BAB VI TERTIB USAHA TERTENTU

Pasal 24

(1) Setiap orang/badan dilarang menempatkan benda-benda dengan maksud untuk melakukan sesuatu usaha di jalan, jalur hijau, taman dan tempat-tempat umum.

(2) Ketentuan sebagaimana dimaksud pada ayat (1) dikecualikan bagi tempat-tempat yang telah diizinkan oleh Kepala Daerah atau Pejabat yang ditunjuk.

Pasal 25

(1) Setiap orang dan/atau badan dilarang melakukan pekerjaan atau bertindak sebagai perantara karcis kendaraan umum, pengujian kendaraan bermotor, karcis hiburan dan/atau kegiatan lainnya yang sejenis.

(2) Setiap orang dan/atau badan dilarang memanfaatkan dan/atau mempergunakan perantara sebagaimana dimaksud pada ayat (1).

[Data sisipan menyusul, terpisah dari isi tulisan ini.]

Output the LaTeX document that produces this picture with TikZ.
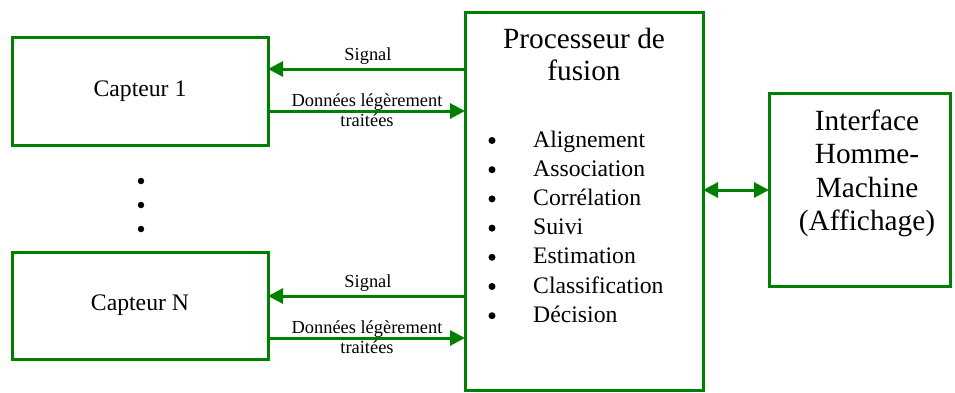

(3) Ketentuan sebagaimana dimaksud pada ayat (1) dikecualikan bagi orang dan/atau badan yang memperoleh izin dari Kepala Daerah atau Pejabat yang ditunjuk.

15

Pasal 26

Setiap orang atau badan dilarang melakukan usaha pembuatan, perakitan, penjualan dan memasukkan becak dan/atau barang yang difungsikan sebagai becak dan/atau sejenisnya.

Pasal 27

Setiap orang atau badan dilarang menjual dan/atau mengedarkan bahan makanan/makanan/minuman yang tidak memenuhi syarat-syarat kesehatan dan tidak layak dikonsumsi.

Pasal 28

Setiap orang atau badan yang membawa ternak masuk dan/atau keluar Daerah harus disertai surat kesehatan hewan dan tujuan pengiriman dari pejabat instansi yang berwenang dari daerah asal ternak.

Pasal 29

Setiap orang dan/atau badan dilarang melakukan usaha pengumpulan, penampungan, penyaluran tenaga kerja atau pengasuh tanpa memperoleh izin dari Kepala Daerah atau Pejabat yang ditunjuk.

Pasal 30

(1) Setiap orang atau badan dilarang :

a. melakukan usaha pengumpulan barang-barang bekas;

b. melakukan penampungan barang-barang bekas; dan/atau

c. mendirikan tempat kegiatan usaha;

yang mengganggu ketertiban umum;

(2) Ketentuan sebagaimana dimaksud pada ayat (1) dikecualikan bagi usaha-usaha yang memiliki izin dari Kepala Daerah atau Pejabat yang ditunjuk.

BAB VII TERTIB BANGUNAN

Pasal 31

(1) Setiap orang atau badan dilarang mendirikan bangunan pada ruang milik jalan, ruang milik sungai, ruang milik bozem, taman dan jalur hijau.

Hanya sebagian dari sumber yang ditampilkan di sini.